» **Exercise brief**
Pull out every line from the listing that has the word "matplotlib".

» **Stored rows**
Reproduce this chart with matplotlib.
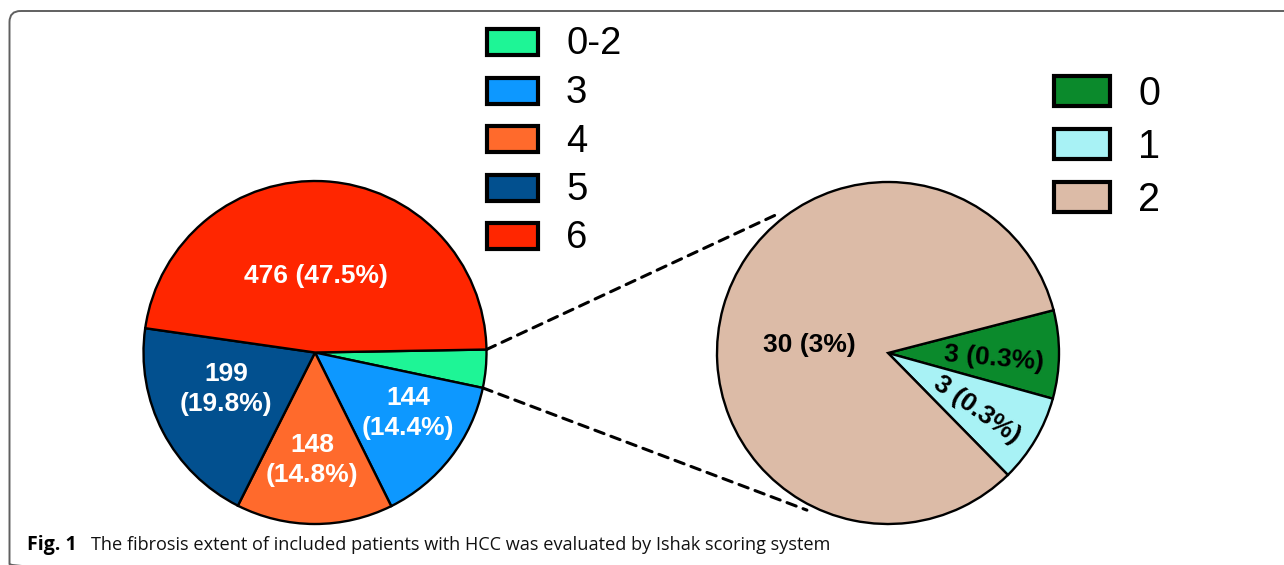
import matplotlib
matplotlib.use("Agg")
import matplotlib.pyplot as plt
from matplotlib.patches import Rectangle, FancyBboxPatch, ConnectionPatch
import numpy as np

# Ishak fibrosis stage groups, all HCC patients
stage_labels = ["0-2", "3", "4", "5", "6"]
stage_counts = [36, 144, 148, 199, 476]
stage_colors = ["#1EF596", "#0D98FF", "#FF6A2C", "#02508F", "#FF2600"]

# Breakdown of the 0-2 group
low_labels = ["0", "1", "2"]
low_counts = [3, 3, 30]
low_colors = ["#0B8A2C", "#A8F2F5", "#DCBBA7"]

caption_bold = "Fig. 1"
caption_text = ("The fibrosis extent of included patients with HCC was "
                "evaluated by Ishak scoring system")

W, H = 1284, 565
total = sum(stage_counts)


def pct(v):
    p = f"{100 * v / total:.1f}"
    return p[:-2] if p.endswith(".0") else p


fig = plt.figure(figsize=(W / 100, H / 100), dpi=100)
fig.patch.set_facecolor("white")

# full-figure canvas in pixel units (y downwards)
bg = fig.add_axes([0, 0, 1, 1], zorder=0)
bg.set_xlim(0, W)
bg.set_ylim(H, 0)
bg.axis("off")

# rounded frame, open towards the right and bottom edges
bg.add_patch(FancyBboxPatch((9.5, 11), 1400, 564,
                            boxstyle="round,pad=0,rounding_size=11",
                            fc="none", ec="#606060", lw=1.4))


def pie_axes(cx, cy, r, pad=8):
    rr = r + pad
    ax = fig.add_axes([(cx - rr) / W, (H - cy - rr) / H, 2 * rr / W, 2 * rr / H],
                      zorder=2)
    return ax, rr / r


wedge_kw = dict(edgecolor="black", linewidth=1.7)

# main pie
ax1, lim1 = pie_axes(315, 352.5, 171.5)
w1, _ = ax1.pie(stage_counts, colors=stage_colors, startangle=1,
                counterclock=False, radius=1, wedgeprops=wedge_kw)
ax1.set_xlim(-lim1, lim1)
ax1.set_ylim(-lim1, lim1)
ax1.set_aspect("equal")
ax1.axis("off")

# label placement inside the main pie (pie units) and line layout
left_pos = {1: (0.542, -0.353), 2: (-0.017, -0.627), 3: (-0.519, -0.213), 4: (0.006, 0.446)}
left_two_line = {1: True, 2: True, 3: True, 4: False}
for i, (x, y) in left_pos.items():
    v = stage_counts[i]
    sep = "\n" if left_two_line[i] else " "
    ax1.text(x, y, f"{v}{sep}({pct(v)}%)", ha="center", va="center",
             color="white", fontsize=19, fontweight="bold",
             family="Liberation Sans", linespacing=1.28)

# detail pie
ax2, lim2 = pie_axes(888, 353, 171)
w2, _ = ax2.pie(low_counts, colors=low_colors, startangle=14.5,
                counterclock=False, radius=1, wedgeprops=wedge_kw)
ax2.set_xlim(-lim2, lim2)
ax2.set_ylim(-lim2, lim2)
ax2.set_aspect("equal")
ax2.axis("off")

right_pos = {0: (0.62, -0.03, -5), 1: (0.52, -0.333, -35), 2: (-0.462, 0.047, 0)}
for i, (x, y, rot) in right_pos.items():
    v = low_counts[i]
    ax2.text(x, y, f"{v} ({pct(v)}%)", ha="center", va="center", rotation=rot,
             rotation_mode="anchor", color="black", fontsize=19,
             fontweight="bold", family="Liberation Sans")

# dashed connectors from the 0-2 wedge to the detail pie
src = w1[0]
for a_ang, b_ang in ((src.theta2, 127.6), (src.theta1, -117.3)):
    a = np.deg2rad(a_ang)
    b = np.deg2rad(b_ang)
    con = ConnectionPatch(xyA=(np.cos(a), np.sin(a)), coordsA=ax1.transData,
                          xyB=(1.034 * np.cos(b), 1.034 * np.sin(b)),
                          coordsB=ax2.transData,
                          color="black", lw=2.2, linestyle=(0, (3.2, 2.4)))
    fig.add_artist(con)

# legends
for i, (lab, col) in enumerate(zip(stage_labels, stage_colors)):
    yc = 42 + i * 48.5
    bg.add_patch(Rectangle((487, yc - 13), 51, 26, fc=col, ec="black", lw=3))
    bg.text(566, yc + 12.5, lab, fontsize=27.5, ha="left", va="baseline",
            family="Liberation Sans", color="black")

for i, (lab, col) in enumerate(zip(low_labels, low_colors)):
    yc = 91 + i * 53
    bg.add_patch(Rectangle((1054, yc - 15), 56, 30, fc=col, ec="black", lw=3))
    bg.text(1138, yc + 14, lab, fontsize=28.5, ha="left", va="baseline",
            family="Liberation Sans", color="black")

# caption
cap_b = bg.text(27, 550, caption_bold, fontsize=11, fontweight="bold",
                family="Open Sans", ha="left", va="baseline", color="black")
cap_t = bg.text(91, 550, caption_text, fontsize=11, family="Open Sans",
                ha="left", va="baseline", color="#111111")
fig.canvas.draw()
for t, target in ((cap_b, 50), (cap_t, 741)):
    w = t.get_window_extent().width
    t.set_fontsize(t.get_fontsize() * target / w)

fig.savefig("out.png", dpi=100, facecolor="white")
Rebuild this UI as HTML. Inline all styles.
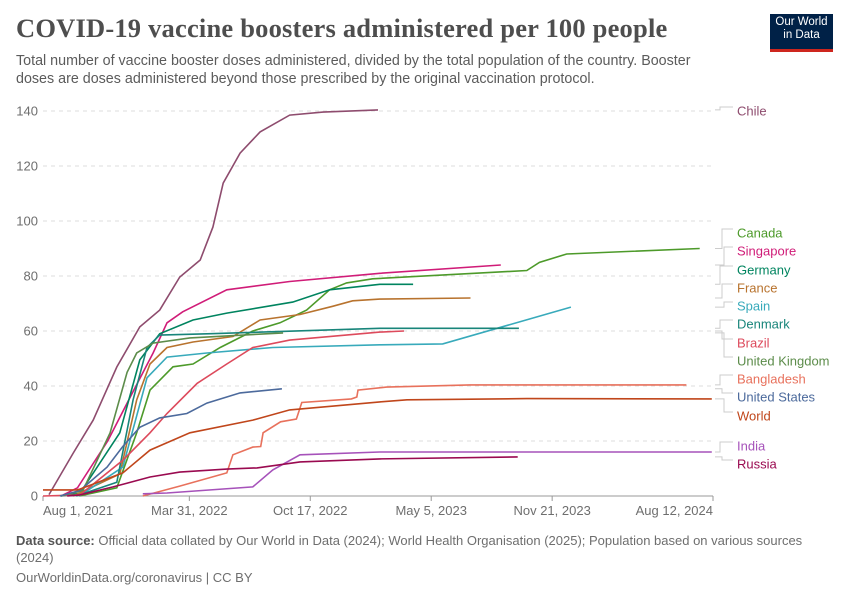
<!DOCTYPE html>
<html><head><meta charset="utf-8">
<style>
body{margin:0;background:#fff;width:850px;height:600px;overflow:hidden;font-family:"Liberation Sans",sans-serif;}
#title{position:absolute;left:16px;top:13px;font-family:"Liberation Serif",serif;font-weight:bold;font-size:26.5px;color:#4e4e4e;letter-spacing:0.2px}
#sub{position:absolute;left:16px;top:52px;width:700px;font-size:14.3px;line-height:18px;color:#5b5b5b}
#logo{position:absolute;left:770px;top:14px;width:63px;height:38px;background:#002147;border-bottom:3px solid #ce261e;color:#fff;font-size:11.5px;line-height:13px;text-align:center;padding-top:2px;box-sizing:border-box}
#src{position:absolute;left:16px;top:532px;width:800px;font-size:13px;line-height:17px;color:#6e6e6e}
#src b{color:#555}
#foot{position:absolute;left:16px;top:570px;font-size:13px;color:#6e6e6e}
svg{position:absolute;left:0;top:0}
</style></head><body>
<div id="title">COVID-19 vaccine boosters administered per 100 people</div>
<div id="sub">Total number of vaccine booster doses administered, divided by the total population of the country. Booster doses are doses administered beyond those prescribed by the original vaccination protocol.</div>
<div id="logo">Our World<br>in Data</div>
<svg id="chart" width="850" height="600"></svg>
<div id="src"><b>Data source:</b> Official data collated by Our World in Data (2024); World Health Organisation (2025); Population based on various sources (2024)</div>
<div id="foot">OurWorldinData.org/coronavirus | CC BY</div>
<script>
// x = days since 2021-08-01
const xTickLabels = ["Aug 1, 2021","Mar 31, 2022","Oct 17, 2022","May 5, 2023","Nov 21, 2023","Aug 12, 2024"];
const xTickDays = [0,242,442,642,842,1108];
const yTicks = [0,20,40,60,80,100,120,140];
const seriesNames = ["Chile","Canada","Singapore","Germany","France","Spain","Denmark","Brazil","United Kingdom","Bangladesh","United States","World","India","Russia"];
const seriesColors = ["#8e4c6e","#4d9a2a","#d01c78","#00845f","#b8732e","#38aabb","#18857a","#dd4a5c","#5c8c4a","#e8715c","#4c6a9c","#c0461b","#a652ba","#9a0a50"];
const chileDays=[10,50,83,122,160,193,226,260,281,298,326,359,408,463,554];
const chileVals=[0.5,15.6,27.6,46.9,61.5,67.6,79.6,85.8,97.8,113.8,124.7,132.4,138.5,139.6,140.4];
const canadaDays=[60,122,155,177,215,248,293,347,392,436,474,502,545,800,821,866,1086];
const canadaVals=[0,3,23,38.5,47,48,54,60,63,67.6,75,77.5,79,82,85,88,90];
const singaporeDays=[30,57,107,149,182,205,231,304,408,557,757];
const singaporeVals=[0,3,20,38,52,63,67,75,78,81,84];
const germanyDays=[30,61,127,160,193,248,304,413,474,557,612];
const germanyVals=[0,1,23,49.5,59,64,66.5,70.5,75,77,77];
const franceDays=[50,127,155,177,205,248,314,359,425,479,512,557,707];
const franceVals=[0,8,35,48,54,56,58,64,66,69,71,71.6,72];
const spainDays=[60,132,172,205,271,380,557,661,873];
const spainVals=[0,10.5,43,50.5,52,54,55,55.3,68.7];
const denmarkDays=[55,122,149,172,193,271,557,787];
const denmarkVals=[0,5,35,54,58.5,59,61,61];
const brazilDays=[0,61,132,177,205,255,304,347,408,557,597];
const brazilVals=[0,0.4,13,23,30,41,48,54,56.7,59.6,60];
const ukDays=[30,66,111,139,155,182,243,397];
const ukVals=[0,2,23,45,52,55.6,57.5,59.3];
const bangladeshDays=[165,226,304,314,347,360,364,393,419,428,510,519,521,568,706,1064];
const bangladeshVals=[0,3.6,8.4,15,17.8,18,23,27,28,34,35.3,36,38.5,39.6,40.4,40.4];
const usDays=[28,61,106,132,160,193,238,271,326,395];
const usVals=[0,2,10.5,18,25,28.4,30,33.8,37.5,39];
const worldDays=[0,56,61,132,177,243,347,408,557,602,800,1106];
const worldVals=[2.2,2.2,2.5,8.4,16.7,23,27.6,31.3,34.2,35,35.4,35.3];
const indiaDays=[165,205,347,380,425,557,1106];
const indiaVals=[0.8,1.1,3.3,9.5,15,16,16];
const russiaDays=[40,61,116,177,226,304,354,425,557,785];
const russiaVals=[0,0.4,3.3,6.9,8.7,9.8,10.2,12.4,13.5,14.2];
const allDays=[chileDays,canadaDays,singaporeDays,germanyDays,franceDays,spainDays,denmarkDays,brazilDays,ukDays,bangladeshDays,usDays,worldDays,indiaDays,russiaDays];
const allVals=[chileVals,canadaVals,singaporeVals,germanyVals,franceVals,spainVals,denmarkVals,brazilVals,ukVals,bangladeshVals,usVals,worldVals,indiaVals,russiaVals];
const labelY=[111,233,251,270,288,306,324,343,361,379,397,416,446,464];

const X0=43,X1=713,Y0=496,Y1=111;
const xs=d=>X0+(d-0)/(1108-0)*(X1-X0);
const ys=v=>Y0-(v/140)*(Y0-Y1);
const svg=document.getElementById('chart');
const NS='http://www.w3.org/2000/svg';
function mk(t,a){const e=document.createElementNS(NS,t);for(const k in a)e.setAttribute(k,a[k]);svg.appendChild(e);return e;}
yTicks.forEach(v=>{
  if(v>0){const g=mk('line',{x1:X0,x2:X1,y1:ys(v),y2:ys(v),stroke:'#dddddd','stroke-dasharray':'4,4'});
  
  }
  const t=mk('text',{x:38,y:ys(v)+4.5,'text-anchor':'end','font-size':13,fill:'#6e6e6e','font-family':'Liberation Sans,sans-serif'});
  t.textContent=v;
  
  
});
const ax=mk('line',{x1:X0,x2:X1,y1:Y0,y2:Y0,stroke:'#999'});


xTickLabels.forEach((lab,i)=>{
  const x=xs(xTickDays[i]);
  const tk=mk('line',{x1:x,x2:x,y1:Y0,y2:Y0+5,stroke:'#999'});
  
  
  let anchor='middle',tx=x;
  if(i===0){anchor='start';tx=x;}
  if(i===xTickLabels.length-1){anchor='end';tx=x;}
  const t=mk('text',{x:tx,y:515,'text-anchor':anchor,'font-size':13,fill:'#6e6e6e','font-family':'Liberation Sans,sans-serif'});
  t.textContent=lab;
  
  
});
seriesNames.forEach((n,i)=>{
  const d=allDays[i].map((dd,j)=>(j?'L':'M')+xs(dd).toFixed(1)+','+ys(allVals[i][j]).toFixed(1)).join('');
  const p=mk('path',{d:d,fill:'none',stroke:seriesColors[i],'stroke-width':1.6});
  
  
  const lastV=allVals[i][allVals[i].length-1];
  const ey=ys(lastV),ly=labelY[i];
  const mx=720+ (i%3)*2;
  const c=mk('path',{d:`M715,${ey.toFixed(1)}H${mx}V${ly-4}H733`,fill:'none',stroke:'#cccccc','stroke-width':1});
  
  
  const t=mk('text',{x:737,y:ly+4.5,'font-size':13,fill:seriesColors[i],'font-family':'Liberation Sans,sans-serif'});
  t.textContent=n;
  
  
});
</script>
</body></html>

» **Completed task**
Reproduce this chart with matplotlib.
import matplotlib
matplotlib.use("Agg")
import matplotlib.pyplot as plt
from matplotlib.patches import Rectangle, FancyBboxPatch, ConnectionPatch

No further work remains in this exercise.